* [EXERCISE DIRECTIONS]:
From the listing below, return each line that includes "this".

* [ROWS]:
::::::

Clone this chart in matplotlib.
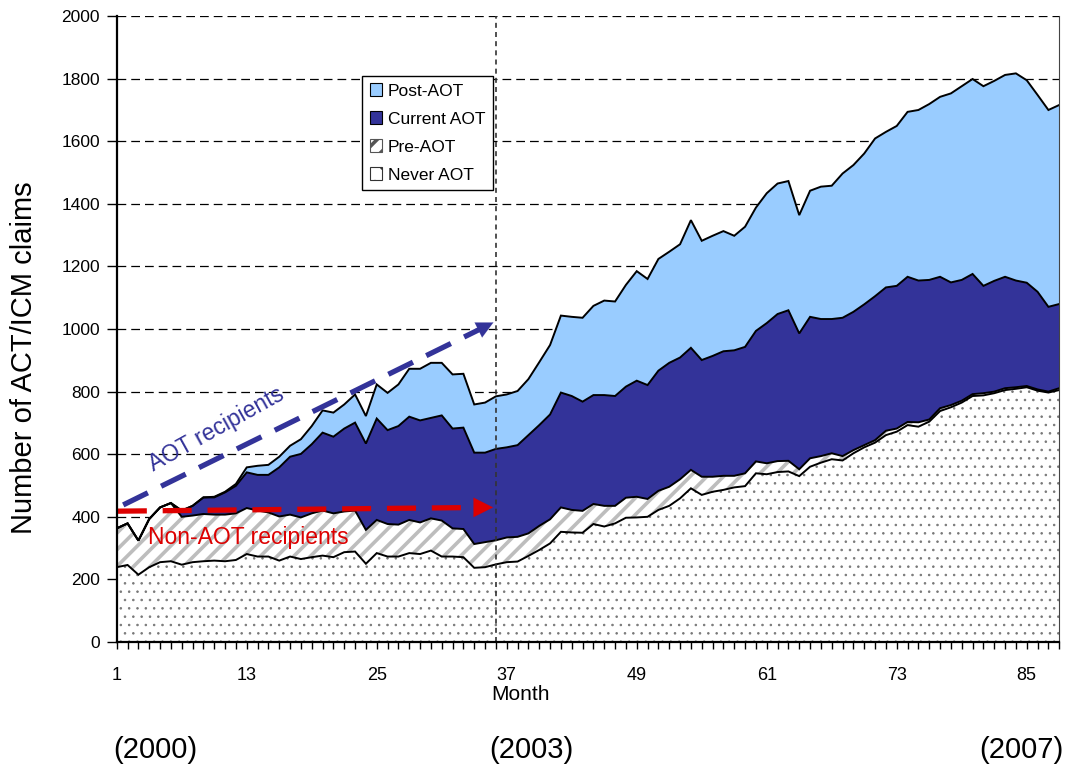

::::::

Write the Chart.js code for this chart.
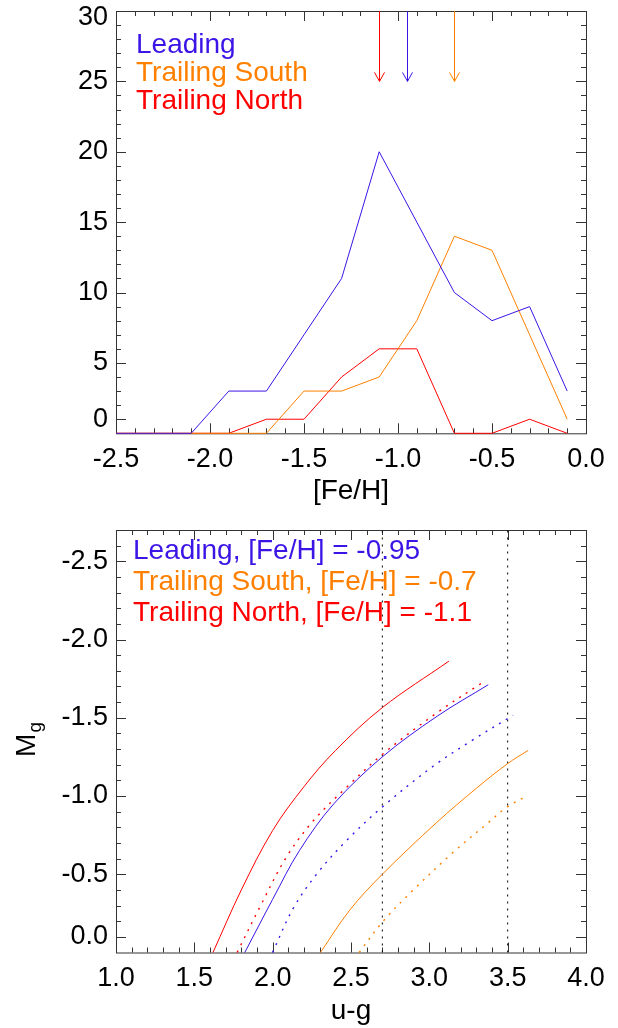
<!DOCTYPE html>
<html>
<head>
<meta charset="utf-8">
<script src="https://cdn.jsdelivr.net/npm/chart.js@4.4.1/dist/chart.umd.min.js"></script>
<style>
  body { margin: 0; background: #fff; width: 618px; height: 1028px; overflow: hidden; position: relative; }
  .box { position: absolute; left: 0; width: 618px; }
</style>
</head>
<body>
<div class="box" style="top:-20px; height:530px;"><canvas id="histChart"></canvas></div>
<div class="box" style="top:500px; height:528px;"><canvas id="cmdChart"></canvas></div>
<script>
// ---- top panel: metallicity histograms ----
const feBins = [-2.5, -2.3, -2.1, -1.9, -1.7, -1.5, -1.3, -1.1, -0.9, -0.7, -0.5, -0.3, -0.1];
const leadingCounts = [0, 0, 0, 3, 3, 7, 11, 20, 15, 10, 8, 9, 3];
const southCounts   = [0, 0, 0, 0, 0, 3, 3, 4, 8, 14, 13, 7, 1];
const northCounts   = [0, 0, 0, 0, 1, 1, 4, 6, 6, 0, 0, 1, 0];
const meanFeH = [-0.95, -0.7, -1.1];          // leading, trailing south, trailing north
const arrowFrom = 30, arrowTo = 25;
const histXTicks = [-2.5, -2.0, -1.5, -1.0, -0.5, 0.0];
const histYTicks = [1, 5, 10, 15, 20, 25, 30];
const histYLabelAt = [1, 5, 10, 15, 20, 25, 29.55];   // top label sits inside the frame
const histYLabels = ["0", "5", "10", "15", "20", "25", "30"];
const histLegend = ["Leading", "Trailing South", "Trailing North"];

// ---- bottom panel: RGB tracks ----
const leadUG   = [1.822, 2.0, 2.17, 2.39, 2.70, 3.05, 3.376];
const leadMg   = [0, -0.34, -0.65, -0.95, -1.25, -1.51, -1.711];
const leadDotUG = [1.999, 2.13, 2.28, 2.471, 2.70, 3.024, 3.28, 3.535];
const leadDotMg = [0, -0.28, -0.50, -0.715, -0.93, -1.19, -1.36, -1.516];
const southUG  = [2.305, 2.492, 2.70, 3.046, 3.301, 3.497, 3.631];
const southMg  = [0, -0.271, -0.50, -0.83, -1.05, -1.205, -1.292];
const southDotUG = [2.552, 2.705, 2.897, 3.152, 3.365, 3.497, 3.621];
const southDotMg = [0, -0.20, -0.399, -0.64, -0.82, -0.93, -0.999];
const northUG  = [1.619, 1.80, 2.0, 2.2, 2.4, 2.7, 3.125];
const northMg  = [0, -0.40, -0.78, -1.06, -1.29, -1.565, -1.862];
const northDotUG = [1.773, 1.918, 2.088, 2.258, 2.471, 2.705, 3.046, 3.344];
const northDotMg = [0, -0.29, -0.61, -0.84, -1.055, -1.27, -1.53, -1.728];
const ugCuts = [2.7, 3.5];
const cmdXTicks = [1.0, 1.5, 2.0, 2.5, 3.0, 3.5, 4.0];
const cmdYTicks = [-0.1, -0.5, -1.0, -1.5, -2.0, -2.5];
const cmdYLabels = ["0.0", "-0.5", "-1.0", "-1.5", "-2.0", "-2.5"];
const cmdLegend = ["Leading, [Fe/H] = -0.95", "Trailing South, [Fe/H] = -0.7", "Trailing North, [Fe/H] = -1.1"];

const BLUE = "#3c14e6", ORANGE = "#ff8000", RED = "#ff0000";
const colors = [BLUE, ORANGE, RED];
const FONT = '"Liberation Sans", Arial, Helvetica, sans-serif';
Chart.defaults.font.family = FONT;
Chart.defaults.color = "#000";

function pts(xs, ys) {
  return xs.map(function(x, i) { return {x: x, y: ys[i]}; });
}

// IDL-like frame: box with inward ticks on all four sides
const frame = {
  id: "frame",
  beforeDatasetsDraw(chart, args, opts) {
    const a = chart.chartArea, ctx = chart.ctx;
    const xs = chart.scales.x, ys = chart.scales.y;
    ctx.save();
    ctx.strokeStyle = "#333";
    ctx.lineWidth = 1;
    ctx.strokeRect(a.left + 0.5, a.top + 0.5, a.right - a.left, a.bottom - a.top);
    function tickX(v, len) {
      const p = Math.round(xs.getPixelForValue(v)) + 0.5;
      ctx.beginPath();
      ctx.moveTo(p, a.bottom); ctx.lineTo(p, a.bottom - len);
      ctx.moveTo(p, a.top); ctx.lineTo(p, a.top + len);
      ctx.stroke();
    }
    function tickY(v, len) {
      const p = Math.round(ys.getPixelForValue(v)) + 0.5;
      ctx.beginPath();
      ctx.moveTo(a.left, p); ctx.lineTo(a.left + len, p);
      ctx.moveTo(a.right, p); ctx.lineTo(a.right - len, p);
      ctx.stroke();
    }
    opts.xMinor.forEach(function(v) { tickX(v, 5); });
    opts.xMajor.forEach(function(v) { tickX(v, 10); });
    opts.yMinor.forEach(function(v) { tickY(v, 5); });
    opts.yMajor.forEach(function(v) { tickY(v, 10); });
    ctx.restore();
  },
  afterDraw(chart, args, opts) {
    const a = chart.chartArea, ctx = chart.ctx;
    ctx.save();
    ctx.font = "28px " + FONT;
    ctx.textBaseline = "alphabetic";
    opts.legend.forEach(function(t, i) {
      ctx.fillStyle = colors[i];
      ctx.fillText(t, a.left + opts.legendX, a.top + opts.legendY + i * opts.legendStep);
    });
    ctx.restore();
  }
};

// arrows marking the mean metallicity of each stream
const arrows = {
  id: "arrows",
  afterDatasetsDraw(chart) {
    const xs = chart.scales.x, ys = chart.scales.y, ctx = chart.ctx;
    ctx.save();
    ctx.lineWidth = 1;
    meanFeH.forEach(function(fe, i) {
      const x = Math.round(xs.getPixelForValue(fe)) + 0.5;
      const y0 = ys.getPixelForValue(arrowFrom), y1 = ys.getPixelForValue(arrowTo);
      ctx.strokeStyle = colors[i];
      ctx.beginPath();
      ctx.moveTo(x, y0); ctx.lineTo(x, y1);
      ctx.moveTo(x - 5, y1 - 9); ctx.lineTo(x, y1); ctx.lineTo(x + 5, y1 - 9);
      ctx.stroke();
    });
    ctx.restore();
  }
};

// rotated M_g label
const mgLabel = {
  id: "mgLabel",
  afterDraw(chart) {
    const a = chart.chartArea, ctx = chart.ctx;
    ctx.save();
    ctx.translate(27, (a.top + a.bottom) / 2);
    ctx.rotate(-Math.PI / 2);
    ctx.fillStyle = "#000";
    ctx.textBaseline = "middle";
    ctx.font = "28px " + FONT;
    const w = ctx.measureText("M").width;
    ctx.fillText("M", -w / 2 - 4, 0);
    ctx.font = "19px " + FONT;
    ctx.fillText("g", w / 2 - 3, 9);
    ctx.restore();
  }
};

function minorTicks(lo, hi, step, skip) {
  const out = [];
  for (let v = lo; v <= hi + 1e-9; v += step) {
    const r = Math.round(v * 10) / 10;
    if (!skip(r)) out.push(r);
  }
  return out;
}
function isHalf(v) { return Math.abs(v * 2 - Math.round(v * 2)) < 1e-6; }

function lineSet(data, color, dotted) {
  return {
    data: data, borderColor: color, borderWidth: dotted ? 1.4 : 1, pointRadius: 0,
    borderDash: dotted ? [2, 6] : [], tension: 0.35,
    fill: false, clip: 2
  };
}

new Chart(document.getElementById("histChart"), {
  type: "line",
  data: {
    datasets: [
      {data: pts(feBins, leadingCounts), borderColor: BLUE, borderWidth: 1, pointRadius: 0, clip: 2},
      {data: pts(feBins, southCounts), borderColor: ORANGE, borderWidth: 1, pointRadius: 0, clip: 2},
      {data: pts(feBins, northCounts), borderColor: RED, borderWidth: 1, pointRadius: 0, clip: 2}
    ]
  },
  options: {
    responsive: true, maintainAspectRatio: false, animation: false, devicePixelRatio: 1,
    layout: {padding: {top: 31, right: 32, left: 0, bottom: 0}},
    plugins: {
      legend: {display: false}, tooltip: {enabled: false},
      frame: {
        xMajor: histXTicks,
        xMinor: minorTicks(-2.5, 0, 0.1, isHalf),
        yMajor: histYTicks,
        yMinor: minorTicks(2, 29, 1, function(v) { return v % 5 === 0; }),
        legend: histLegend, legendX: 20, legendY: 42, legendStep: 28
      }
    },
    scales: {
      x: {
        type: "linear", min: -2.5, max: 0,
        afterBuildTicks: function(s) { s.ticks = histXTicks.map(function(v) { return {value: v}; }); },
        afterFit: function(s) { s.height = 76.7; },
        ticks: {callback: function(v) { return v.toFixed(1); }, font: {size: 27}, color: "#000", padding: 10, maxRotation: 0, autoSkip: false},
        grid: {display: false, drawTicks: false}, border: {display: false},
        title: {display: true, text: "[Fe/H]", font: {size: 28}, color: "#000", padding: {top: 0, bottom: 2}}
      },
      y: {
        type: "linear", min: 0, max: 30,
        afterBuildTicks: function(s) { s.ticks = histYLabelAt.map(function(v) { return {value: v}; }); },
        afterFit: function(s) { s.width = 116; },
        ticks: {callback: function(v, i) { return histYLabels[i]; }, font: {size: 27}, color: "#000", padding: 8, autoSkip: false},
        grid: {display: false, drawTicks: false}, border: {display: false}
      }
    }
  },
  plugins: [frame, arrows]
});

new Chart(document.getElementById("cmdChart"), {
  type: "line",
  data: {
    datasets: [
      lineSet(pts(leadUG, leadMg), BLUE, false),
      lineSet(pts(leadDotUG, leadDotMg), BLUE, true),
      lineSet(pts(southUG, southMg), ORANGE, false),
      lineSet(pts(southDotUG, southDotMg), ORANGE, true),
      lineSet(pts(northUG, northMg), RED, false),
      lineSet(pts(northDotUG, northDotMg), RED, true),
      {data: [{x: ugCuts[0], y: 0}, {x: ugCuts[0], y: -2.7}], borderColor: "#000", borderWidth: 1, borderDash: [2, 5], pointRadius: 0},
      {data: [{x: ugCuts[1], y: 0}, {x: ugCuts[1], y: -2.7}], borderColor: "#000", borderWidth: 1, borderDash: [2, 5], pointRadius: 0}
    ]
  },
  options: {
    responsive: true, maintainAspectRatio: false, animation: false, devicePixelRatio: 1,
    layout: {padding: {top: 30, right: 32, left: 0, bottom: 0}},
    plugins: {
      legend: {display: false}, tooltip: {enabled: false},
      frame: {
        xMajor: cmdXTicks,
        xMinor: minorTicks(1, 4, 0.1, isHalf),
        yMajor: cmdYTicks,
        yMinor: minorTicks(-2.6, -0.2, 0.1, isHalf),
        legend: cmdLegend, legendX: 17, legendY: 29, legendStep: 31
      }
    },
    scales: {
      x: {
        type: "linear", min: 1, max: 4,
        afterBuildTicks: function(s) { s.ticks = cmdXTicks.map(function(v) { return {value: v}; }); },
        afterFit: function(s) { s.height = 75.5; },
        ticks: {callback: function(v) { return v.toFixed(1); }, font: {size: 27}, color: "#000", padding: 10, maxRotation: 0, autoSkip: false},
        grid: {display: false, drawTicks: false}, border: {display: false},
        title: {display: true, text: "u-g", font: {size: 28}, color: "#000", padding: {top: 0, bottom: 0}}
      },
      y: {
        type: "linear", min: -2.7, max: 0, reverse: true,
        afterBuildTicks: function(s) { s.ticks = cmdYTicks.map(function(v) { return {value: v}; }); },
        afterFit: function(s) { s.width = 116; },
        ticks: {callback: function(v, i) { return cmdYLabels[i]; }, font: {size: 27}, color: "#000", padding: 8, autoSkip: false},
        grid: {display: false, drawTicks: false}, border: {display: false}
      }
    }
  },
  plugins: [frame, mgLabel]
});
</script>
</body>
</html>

::::::

* [RESULT OF THE EXERCISE]:
Clone this chart in matplotlib.
Write the Chart.js code for this chart.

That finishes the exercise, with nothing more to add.